Over the past month alone, there was a major Google Search ranking bug, a calamitous data breach involving Google Ads and Google Merchant Center and outages across Google Ads, the Analytics API outages and Google Merchant Center.
Just last week, Google Analytics resolved a new bug, after basic site reporting information had been missing for several days.
Why is all this happening?
Google claims these system errors are unrelated to the back-end and front-end product changes that were being pushed live, often at the exact same time, including a new Search Core update, the final transition from Universal Analytics to GA and the force shift from legacy Google Merchant Center to the new version (called GMC Next).
The history
Meta’s and Amazon’s advertising platforms suffered for years from major glitches and account misconduct.

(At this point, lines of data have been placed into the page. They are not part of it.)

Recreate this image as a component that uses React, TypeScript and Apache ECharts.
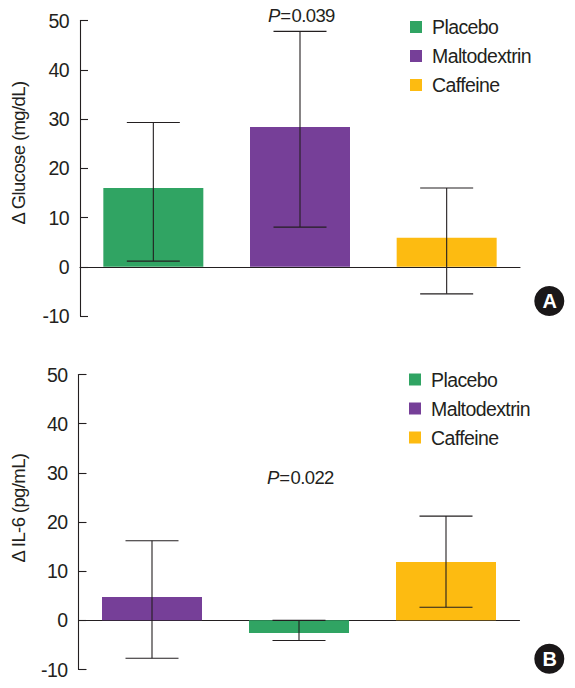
import React, { useEffect, useRef } from "react";
import * as echarts from "echarts";

const groups = ["Placebo", "Maltodextrin", "Caffeine"];
const colors: Record<string, string> = { Placebo: "#30a463", Maltodextrin: "#763f98", Caffeine: "#fdbb11" };

const orderA = ["Placebo", "Maltodextrin", "Caffeine"];
const meansA = [16.0, 28.4, 5.9];
const highA = [29.3, 47.8, 16.0];
const lowA = [1.15, 8.05, -5.5];

const orderB = ["Maltodextrin", "Placebo", "Caffeine"];
const meansB = [4.75, -2.6, 11.85];
const highB = [16.2, 0, 21.2];
const lowB = [-7.7, -4.1, 2.65];

const yTicksMin = -10;
const yTicksMax = 50;
const yInterval = 10;

const INK = "#231f20";
const FONT = "'Liberation Sans', sans-serif";
const FS = 19.5;
const FS_SMALL = 18.5;

function barSeries(order: string[], means: number[], axis: number) {
  return groups.map((g) => ({
    type: "bar",
    name: g,
    xAxisIndex: axis,
    yAxisIndex: axis,
    barWidth: 100,
    barGap: "-100%",
    itemStyle: { color: colors[g] },
    data: order.map((o, i) => (o === g ? means[i] : null)),
    z: 2,
  }));
}

function errorSeries(order: string[], high: number[], low: number[], axis: number) {
  return {
    type: "custom",
    name: "error" + axis,
    xAxisIndex: axis,
    yAxisIndex: axis,
    z: 5,
    clip: false,
    encode: { x: 0, y: [1, 2] },
    data: order.map((o, i) => [o, high[i], low[i]]),
    renderItem(_p: any, api: any) {
      const x = api.coord([api.value(0), 0])[0];
      const yh = api.coord([api.value(0), api.value(1)])[1];
      const yl = api.coord([api.value(0), api.value(2)])[1];
      const cap = 26.5;
      const style = { stroke: INK, lineWidth: 1.1, fill: "none" };
      return {
        type: "group",
        children: [
          { type: "line", shape: { x1: x, y1: yh, x2: x, y2: yl }, style },
          { type: "line", shape: { x1: x - cap, y1: yh, x2: x + cap, y2: yh }, style },
          { type: "line", shape: { x1: x - cap, y1: yl, x2: x + cap, y2: yl }, style },
        ],
      };
    },
  };
}

function legendAt(left: number, top: number) {
  return {
    orient: "vertical",
    left,
    top,
    data: groups,
    icon: "rect",
    itemWidth: 12,
    itemHeight: 12,
    itemGap: 5,
    selectedMode: false,
    textStyle: {
      fontFamily: FONT,
      fontSize: FS,
      color: INK,
      lineHeight: 24,
      padding: [0, 0, 0, 5],
    },
  };
}

function yAxis(gridIndex: number) {
  return {
    type: "value",
    gridIndex,
    min: yTicksMin,
    max: yTicksMax,
    interval: yInterval,
    splitLine: { show: false },
    axisLine: { show: true, onZero: false, lineStyle: { color: INK, width: 1.1 } },
    axisTick: { show: true, inside: true, length: 8, lineStyle: { color: INK, width: 1.1 } },
    axisLabel: { margin: 11, color: INK, fontFamily: FONT, fontSize: FS },
  };
}

function xAxis(gridIndex: number, cats: string[]) {
  return {
    type: "category",
    gridIndex,
    data: cats,
    axisLine: { show: true, onZero: true, lineStyle: { color: INK, width: 1.1 } },
    axisTick: { show: false },
    axisLabel: { show: false },
  };
}

function pText(x: number, y: number, value: string) {
  return {
    type: "text",
    x,
    y,
    style: {
      text: `{i|P}{n|${value}}`,
      verticalAlign: "middle",
      rich: {
        i: { fontFamily: FONT, fontSize: FS_SMALL, fontStyle: "italic", fill: INK, color: INK },
        n: { fontFamily: FONT, fontSize: FS_SMALL, fill: INK, color: INK },
      },
    },
  };
}

function yTitle(x: number, y: number, text: string) {
  return {
    type: "text",
    x,
    y,
    rotation: Math.PI / 2,
    style: { text, fontFamily: FONT, fontSize: FS_SMALL, fill: INK, align: "center", verticalAlign: "middle" },
  };
}

function badge(x: number, y: number, text: string) {
  return {
    type: "group",
    children: [
      { type: "circle", shape: { cx: x, cy: y, r: 15 }, style: { fill: "#1a1718" } },
      {
        type: "text",
        x,
        y,
        style: {
          text,
          fontFamily: FONT,
          fontWeight: "bold",
          fontSize: 20,
          fill: "#ffffff",
          align: "center",
          verticalAlign: "middle",
        },
      },
    ],
  };
}

export default function App() {
  const ref = useRef<HTMLDivElement>(null);
  useEffect(() => {
    if (!ref.current) return;
    const chart = echarts.init(ref.current, undefined, { renderer: "svg" });
    chart.setOption({
      animation: false,
      backgroundColor: "#ffffff",
      grid: [
        { left: 80, width: 440, top: 20.5, height: 295.5 },
        { left: 78.5, width: 441, top: 374.5, height: 295 },
      ],
      xAxis: [xAxis(0, orderA), xAxis(1, orderB)],
      yAxis: [yAxis(0), yAxis(1)],
      legend: [legendAt(405, 10), legendAt(404, 362.5)],
      series: [
        ...barSeries(orderA, meansA, 0),
        errorSeries(orderA, highA, lowA, 0),
        ...barSeries(orderB, meansB, 1),
        errorSeries(orderB, highB, lowB, 1),
      ],
      graphic: [
        pText(268, 15, "=\u200a0.039"),
        pText(267, 477, "=\u200a0.022"),
        yTitle(18, 153, "Δ Glucose (mg/dL)"),
        yTitle(18, 508, "Δ IL-6 (pg/mL)"),
        badge(549.3, 301, "A"),
        badge(549.3, 658.7, "B"),
      ],
    });
    return () => chart.dispose();
  }, []);
  return (
    <>
      <style>{"svg text { letter-spacing: -0.6px; }"}</style>
      <div ref={ref} style={{ position: "absolute", left: 0, top: 0, width: 575, height: 688 }} />
    </>
  );
}
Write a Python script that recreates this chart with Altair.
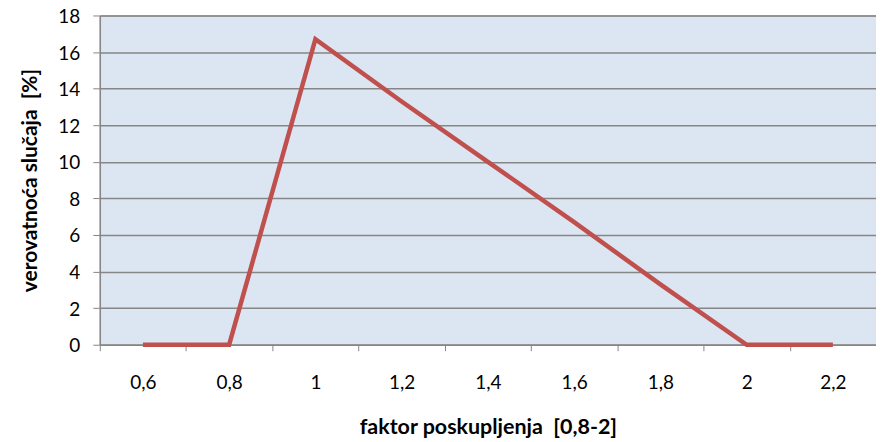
import altair as alt
import pandas as pd

categories = ["0,6", "0,8", "1", "1,2", "1,4", "1,6", "1,8", "2", "2,2"]
values = [0, 0, 16.7, 13.3, 10.0, 6.7, 3.3, 0, 0]

df = pd.DataFrame({"faktor": categories, "p": values})

FONT = "Lato"

chart = alt.Chart(df).mark_line(color="#C0504D", strokeWidth=4.5, strokeJoin="miter").encode(
    x=alt.X("faktor:N", sort=categories,
            scale=alt.Scale(paddingInner=0, paddingOuter=0),
            axis=alt.Axis(title="faktor poskupljenja\u00a0\u00a0[0,8-2]", labelAngle=0,
                          tickBand="extent", tickSize=6, tickColor="#868686",
                          domainColor="#868686", domainWidth=1.5, grid=False,
                          labelPadding=23, labelFontSize=19, labelColor="#000000",
                          titleFontSize=21.5, titleFontWeight="bold", titlePadding=24,
                          labelFont=FONT, titleFont=FONT, titleColor="#000000")),
    y=alt.Y("p:Q", scale=alt.Scale(domain=[0, 18], nice=False),
            axis=alt.Axis(title="verovatnoća slučaja\u00a0\u00a0[%]", values=list(range(0, 19, 2)),
                          tickSize=7, tickColor="#868686", domainColor="#868686",
                          domainWidth=1.5, gridColor="#868686", gridWidth=1.5,
                          labelPadding=13, labelFontSize=19, labelColor="#000000",
                          labelOffset=1,
                          titleFontSize=21, titleFontWeight="bold", titlePadding=17,
                          labelFont=FONT, titleFont=FONT, titleColor="#000000")),
).properties(
    width=778, height=330,
    autosize=alt.AutoSizeParams(type="none"),
    padding={"left": 92, "top": 7, "right": 0, "bottom": 96},
).configure_view(fill="#DCE6F2", stroke="#868686", strokeWidth=1)

chart.save("out.html", embed_options={"renderer": "svg", "actions": False})
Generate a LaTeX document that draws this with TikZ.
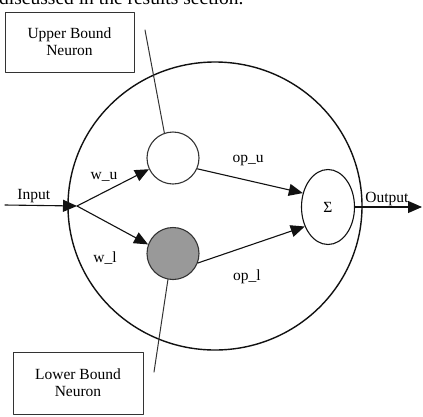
\documentclass[tikz,border=0pt]{standalone}
\usepackage{fontspec}
\setmainfont{Liberation Serif}
\usepackage{tikz}
\usetikzlibrary{arrows.meta,positioning,shapes.geometric}
\definecolor{ink}{HTML}{111111}
\definecolor{wire}{HTML}{333333}
\definecolor{shade}{HTML}{999999}
\tikzset{
  neuron diagram/.style={
    x=1pt, y=-1pt,
    font=\fontsize{15.5}{17}\selectfont,
    >={Triangle[length=14pt,width=12pt]},
    line cap=round,
    line join=round
  },
  bodyshape/.style={
    draw=ink,
    ellipse,
    line width=1.4pt,
    minimum width=294pt,
    minimum height=288pt,
    inner sep=0pt
  },
  unitcircle/.style={
    draw=wire,
    circle,
    line width=1.1pt,
    minimum size=52pt,
    inner sep=0pt
  },
  sumshape/.style={
    draw=ink,
    ellipse,
    line width=1.1pt,
    minimum width=53pt,
    minimum height=75pt,
    inner sep=0pt
  },
  labelbox/.style={
    draw=wire,
    line width=1pt,
    align=center,
    inner sep=0pt
  },
  wirearrow/.style={
    ->,
    draw=ink,
    line width=1.1pt
  },
  calloutline/.style={
    draw=wire,
    line width=1pt
  }
}
\begin{document}
\begin{tikzpicture}[neuron diagram]
\useasboundingbox (0,0) rectangle (423,416);
\node[anchor=base west, inner sep=0pt, font=\fontsize{19.5}{22}\selectfont] (caption) at (-1,4.5) {discussed in the results section.};

\node[bodyshape] (body) at (215,206) {};
\node[unitcircle] (upper) at (173,158) {};
\node[unitcircle, fill=shade] (lower) at (173,253.5) {};
\node[sumshape] (sum) at (328,207) {Σ};

\coordinate (inp) at (5,205);
\coordinate (junction) at (77,206);
\coordinate (outp) at (422,207);

\node[labelbox, minimum width=129pt, minimum height=60pt] (ubox) at (69.5,42) {Upper Bound\\Neuron};
\node[labelbox, minimum width=130pt, minimum height=62pt] (lbox) at (78,383) {Lower Bound\\Neuron};
\coordinate (ucall) at (145,30);
\coordinate (lcall) at (154,372);

\draw[wirearrow] (inp) -- node[above, pos=0.4, inner sep=2pt] (inlabel) {Input} (junction);
\draw[wirearrow] (junction) -- (upper.205);
\draw[wirearrow] (junction) -- (lower.160);
\draw[wirearrow] (upper.-24) -- (sum.151);
\draw[wirearrow] (lower.-21) -- (sum.220);
\draw[wirearrow] (sum.east) -- (outp);
\draw[calloutline] (ucall) -- (upper.109);
\draw[calloutline] (lcall) -- (lower.259);

\node (wu) at (104,177) {w\_u};
\node (wl) at (105,258) {w\_l};
\node (opu) at (248,160) {op\_u};
\node (opl) at (247,277) {op\_l};
\node (outlabel) at (387,199) {Output};
\end{tikzpicture}
\end{document}
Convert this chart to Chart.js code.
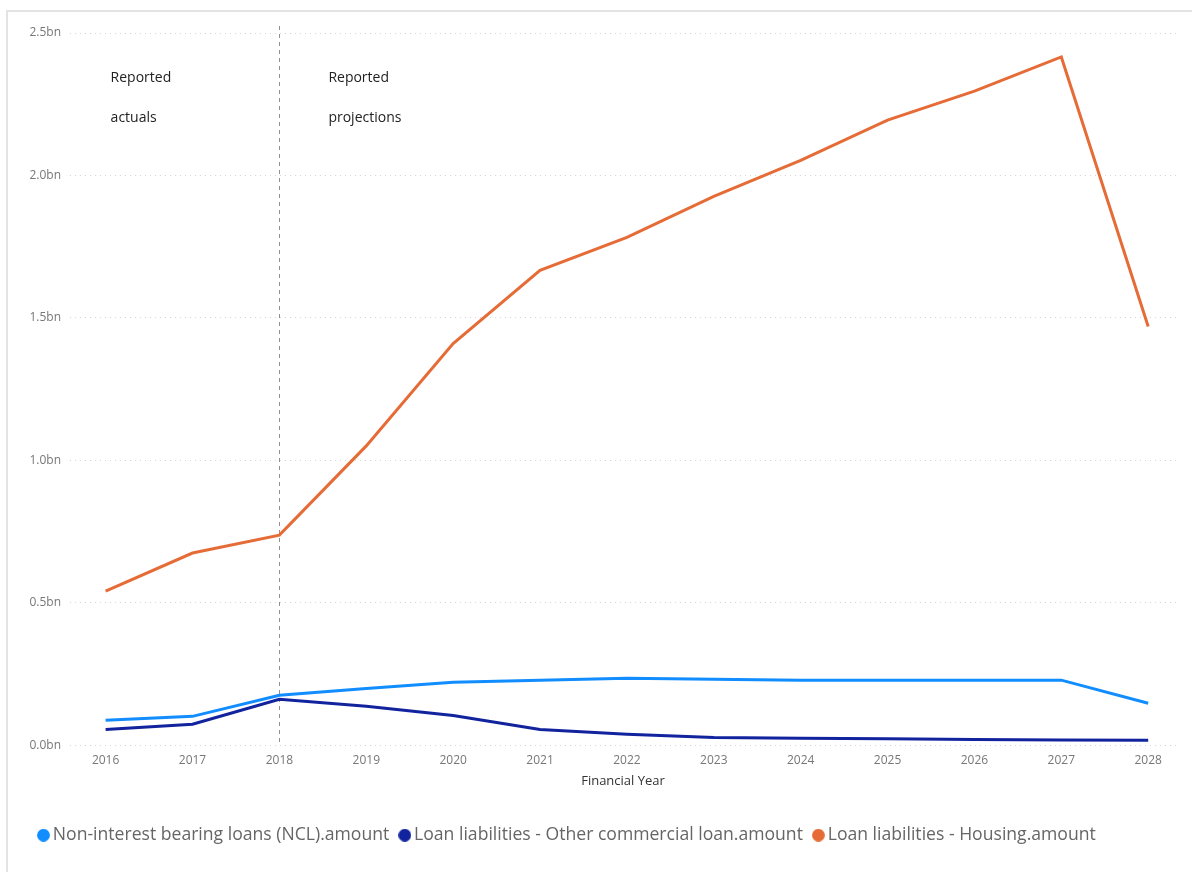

It was new, though, for Google to have such apparent bugs in its system.
The narrative thread between Big Tech platform cock-ups is that those companies replaced human product and account services en masse with often flawed AI-based software.
Last year, I reported on the feeling of dread among Google Merchant Center and Google Ads customers after a platform glitch led to a spate of incorrectly suspended accounts.
Google’s wave of account suspensions sometimes stemmed from obvious miscues, like Merchant Center flagging an account for shady pricing practices when Google was clearly pulling price info from the wrong part of the site.
Some accounts couldn’t reach a human rep for days. When they finally did, they fixed what was a debilitating issue in just a minute or two.
Googling in the dark
But Google account systems are going haywire for a reason aside from their overreliance on AI tech. The company is also rearchitecting its consumer and business-facing businesses for new privacy and competition standards.
Google Analytics forced all customers from the legacy product – which most users preferred – to GA4, which includes new privacy-focused features. Likewise, GMC customers that haven’t yet switched to GMC Next are being “upgraded” this month, which is Google’s language, from its email notification to clients.
And Google Ads is being integrated with GMC and GA4 in new ways, which adds risk and complexity.
Consider the recent Google Ads and Merchant Center joint glitch. Google Ads accounts were serving products from the wrong GMC accounts, and ecommerce advertisers and agencies were complaining about GMC Next incorrectly pulling products.
In June, this newsletter reported on GMC quietly dropping “Feeds,” the structured data pipes that Google customers use to update accounts, including for product catalogues, prices and out-of-stock notices.
Google hasn’t disclosed what went wrong with the data breach between Ads and Merchant Center. Although, what Google does disclose doesn’t always reflect lived experience.
In that case, Google says the GMC-Ads glitch persisted for less than a day. But ecommerce advertisers using those platforms claim the issue went on for at least two weeks.
Screenshots shared with AdExchanger at the time showed data between accounts being cross-pollinated from weeks before. But that evidence is no longer available. Google froze the Merchant Center system and reset the data, meaning there is no historical data from that glitch available aside from what people happened to capture themselves.
To be fair, Google can’t let product and account info appear in unrelated or competitive accounts.
But Google’s claim that this was a one-day bug is galling – considering that the evidence has been scrubbed.